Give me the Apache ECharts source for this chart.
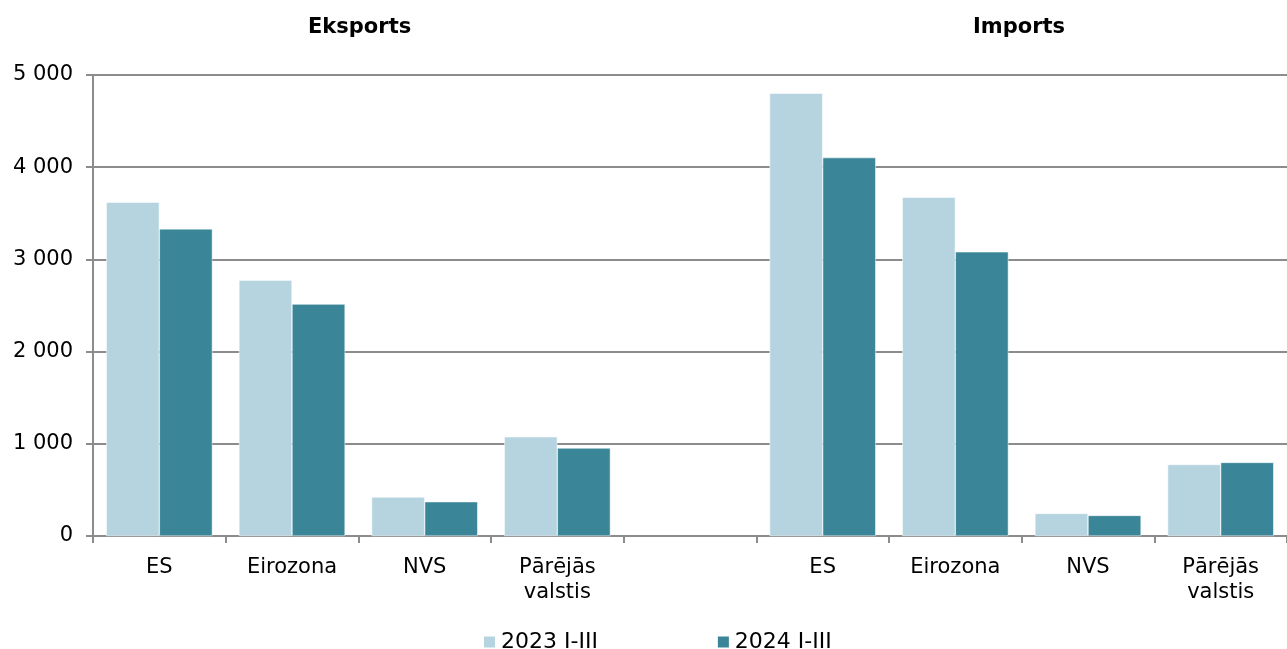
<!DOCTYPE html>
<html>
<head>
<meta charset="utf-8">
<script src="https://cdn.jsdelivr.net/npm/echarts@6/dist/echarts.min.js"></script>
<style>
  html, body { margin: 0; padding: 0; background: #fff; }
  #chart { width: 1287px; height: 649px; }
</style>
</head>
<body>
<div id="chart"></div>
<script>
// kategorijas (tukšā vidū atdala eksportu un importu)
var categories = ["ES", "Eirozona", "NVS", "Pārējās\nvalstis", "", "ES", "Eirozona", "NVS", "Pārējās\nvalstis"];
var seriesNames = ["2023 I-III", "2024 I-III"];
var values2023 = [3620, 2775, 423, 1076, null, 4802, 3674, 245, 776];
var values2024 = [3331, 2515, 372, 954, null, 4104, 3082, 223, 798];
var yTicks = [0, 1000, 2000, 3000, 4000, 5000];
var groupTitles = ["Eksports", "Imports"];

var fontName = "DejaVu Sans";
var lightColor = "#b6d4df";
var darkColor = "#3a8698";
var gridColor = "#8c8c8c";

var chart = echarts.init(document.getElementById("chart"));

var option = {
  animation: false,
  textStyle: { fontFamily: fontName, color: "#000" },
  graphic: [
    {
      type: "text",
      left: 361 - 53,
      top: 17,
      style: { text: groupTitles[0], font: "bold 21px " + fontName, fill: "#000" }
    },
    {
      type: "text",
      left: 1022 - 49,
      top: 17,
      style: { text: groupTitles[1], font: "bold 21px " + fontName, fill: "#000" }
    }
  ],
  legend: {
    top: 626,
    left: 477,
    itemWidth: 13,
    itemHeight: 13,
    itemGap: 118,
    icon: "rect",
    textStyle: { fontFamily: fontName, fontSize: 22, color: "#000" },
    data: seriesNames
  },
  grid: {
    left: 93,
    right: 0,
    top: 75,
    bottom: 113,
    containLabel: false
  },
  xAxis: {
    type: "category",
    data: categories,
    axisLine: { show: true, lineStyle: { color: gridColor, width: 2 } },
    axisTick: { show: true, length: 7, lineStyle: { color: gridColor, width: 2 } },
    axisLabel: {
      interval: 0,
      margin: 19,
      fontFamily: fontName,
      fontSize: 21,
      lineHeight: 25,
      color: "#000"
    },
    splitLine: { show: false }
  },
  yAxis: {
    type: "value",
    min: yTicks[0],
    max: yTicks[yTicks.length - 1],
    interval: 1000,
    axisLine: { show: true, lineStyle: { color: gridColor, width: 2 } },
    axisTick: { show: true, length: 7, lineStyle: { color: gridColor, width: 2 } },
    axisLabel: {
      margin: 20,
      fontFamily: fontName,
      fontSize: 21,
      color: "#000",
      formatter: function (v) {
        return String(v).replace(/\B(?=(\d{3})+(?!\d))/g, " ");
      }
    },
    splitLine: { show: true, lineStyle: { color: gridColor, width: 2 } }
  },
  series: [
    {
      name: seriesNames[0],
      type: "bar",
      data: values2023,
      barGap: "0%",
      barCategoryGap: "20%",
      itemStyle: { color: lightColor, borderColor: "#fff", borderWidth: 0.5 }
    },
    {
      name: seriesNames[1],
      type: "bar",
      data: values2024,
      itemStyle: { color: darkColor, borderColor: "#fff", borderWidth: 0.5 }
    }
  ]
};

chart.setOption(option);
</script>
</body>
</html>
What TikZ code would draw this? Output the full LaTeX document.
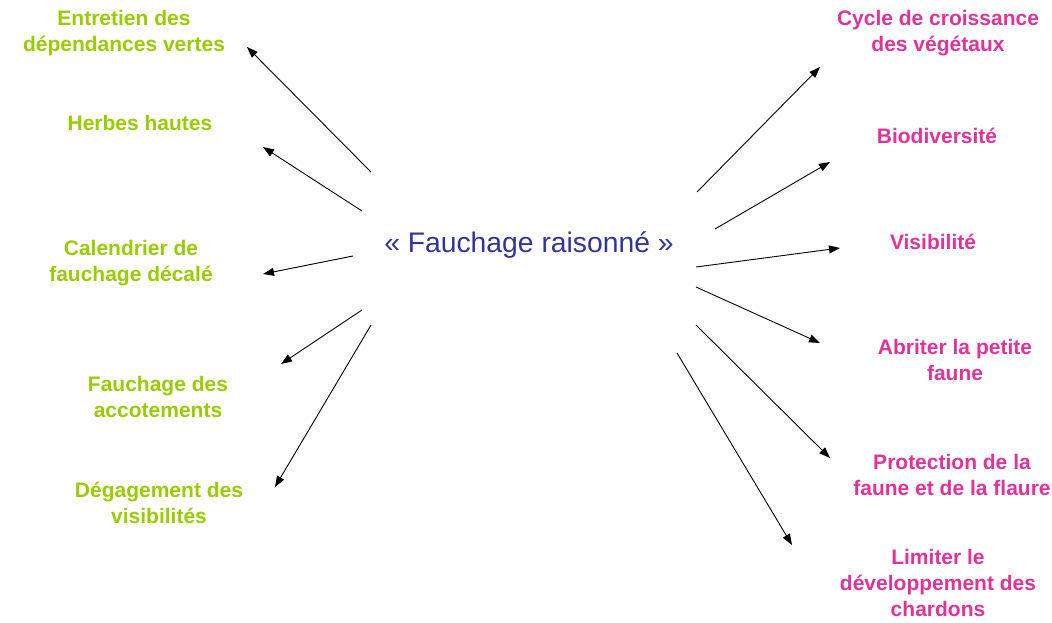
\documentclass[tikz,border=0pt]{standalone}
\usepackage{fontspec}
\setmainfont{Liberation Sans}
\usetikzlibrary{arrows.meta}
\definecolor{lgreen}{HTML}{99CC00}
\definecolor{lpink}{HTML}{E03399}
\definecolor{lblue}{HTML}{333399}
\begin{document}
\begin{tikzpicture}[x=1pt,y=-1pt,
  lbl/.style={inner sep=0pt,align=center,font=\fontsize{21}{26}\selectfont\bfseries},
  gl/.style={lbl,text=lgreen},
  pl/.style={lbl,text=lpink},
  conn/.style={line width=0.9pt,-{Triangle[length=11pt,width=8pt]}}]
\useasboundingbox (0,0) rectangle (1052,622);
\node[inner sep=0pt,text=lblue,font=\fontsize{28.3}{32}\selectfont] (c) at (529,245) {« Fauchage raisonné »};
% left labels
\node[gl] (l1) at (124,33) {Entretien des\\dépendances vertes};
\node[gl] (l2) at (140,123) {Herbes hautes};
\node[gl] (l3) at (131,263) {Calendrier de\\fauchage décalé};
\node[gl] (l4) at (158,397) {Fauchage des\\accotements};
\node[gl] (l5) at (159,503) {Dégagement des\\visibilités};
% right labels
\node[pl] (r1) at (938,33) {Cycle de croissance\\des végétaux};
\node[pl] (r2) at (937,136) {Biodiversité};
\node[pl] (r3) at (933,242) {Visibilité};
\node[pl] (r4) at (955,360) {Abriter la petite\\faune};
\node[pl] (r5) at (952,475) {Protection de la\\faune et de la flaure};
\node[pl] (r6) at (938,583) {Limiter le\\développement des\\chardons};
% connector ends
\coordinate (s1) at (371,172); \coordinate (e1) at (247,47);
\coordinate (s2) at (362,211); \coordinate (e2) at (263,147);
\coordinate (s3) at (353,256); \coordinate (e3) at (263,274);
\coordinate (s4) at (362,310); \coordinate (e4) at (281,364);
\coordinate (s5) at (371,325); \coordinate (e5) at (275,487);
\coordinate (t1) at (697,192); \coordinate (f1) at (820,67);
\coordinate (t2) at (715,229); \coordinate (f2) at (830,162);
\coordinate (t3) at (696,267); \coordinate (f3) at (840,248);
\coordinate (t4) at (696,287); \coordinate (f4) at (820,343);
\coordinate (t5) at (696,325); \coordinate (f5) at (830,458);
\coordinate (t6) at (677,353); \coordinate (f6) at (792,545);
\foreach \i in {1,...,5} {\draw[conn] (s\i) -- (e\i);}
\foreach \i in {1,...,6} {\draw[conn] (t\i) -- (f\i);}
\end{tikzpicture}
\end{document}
-------------------------
Write out the full set of lines verbatim, without the pictures.

• _Exercise result_:
Give me the Apache ECharts source for this chart.
<!DOCTYPE html>
<html>
<head>
<meta charset="utf-8">
<script src="https://cdn.jsdelivr.net/npm/echarts@6/dist/echarts.min.js"></script>
<style>
  html, body { margin: 0; padding: 0; background: #fff; }
  #chart { width: 1287px; height: 649px; }
</style>
</head>
<body>
<div id="chart"></div>
<script>
// kategorijas (tukšā vidū atdala eksportu un importu)
var categories = ["ES", "Eirozona", "NVS", "Pārējās\nvalstis", "", "ES", "Eirozona", "NVS", "Pārējās\nvalstis"];
var seriesNames = ["2023 I-III", "2024 I-III"];
var values2023 = [3620, 2775, 423, 1076, null, 4802, 3674, 245, 776];
var values2024 = [3331, 2515, 372, 954, null, 4104, 3082, 223, 798];
var yTicks = [0, 1000, 2000, 3000, 4000, 5000];
var groupTitles = ["Eksports", "Imports"];

var fontName = "DejaVu Sans";
var lightColor = "#b6d4df";
var darkColor = "#3a8698";
var gridColor = "#8c8c8c";

var chart = echarts.init(document.getElementById("chart"));

var option = {
  animation: false,
  textStyle: { fontFamily: fontName, color: "#000" },
  graphic: [
    {
      type: "text",
      left: 361 - 53,
      top: 17,
      style: { text: groupTitles[0], font: "bold 21px " + fontName, fill: "#000" }
    },
    {
      type: "text",
      left: 1022 - 49,
      top: 17,
      style: { text: groupTitles[1], font: "bold 21px " + fontName, fill: "#000" }
    }
  ],
  legend: {
    top: 626,
    left: 477,
    itemWidth: 13,
    itemHeight: 13,
    itemGap: 118,
    icon: "rect",
    textStyle: { fontFamily: fontName, fontSize: 22, color: "#000" },
    data: seriesNames
  },
  grid: {
    left: 93,
    right: 0,
    top: 75,
    bottom: 113,
    containLabel: false
  },
  xAxis: {
    type: "category",
    data: categories,
    axisLine: { show: true, lineStyle: { color: gridColor, width: 2 } },
    axisTick: { show: true, length: 7, lineStyle: { color: gridColor, width: 2 } },
    axisLabel: {
      interval: 0,
      margin: 19,
      fontFamily: fontName,
      fontSize: 21,
      lineHeight: 25,
      color: "#000"
    },
    splitLine: { show: false }
  },
  yAxis: {
    type: "value",
    min: yTicks[0],
    max: yTicks[yTicks.length - 1],
    interval: 1000,
    axisLine: { show: true, lineStyle: { color: gridColor, width: 2 } },
    axisTick: { show: true, length: 7, lineStyle: { color: gridColor, width: 2 } },
    axisLabel: {
      margin: 20,
      fontFamily: fontName,
      fontSize: 21,
      color: "#000",
      formatter: function (v) {
        return String(v).replace(/\B(?=(\d{3})+(?!\d))/g, " ");
      }
    },
    splitLine: { show: true, lineStyle: { color: gridColor, width: 2 } }
  },
  series: [
    {
      name: seriesNames[0],
      type: "bar",
      data: values2023,
      barGap: "0%",
      barCategoryGap: "20%",
      itemStyle: { color: lightColor, borderColor: "#fff", borderWidth: 0.5 }
    },
    {
      name: seriesNames[1],
      type: "bar",
      data: values2024,
      itemStyle: { color: darkColor, borderColor: "#fff", borderWidth: 0.5 }
    }
  ]
};

chart.setOption(option);
</script>
</body>
</html>
What TikZ code would draw this? Output the full LaTeX document.
\documentclass[tikz,border=0pt]{standalone}
\usepackage{fontspec}
\setmainfont{Liberation Sans}
\usetikzlibrary{arrows.meta}
\definecolor{lgreen}{HTML}{99CC00}
\definecolor{lpink}{HTML}{E03399}
\definecolor{lblue}{HTML}{333399}
\begin{document}
\begin{tikzpicture}[x=1pt,y=-1pt,
  lbl/.style={inner sep=0pt,align=center,font=\fontsize{21}{26}\selectfont\bfseries},
  gl/.style={lbl,text=lgreen},
  pl/.style={lbl,text=lpink},
  conn/.style={line width=0.9pt,-{Triangle[length=11pt,width=8pt]}}]
\useasboundingbox (0,0) rectangle (1052,622);
\node[inner sep=0pt,text=lblue,font=\fontsize{28.3}{32}\selectfont] (c) at (529,245) {« Fauchage raisonné »};
% left labels
\node[gl] (l1) at (124,33) {Entretien des\\dépendances vertes};
\node[gl] (l2) at (140,123) {Herbes hautes};
\node[gl] (l3) at (131,263) {Calendrier de\\fauchage décalé};
\node[gl] (l4) at (158,397) {Fauchage des\\accotements};
\node[gl] (l5) at (159,503) {Dégagement des\\visibilités};
% right labels
\node[pl] (r1) at (938,33) {Cycle de croissance\\des végétaux};
\node[pl] (r2) at (937,136) {Biodiversité};
\node[pl] (r3) at (933,242) {Visibilité};
\node[pl] (r4) at (955,360) {Abriter la petite\\faune};
\node[pl] (r5) at (952,475) {Protection de la\\faune et de la flaure};
\node[pl] (r6) at (938,583) {Limiter le\\développement des\\chardons};
% connector ends
\coordinate (s1) at (371,172); \coordinate (e1) at (247,47);
\coordinate (s2) at (362,211); \coordinate (e2) at (263,147);
\coordinate (s3) at (353,256); \coordinate (e3) at (263,274);
\coordinate (s4) at (362,310); \coordinate (e4) at (281,364);
\coordinate (s5) at (371,325); \coordinate (e5) at (275,487);
\coordinate (t1) at (697,192); \coordinate (f1) at (820,67);
\coordinate (t2) at (715,229); \coordinate (f2) at (830,162);
\coordinate (t3) at (696,267); \coordinate (f3) at (840,248);
\coordinate (t4) at (696,287); \coordinate (f4) at (820,343);
\coordinate (t5) at (696,325); \coordinate (f5) at (830,458);
\coordinate (t6) at (677,353); \coordinate (f6) at (792,545);
\foreach \i in {1,...,5} {\draw[conn] (s\i) -- (e\i);}
\foreach \i in {1,...,6} {\draw[conn] (t\i) -- (f\i);}
\end{tikzpicture}
\end{document}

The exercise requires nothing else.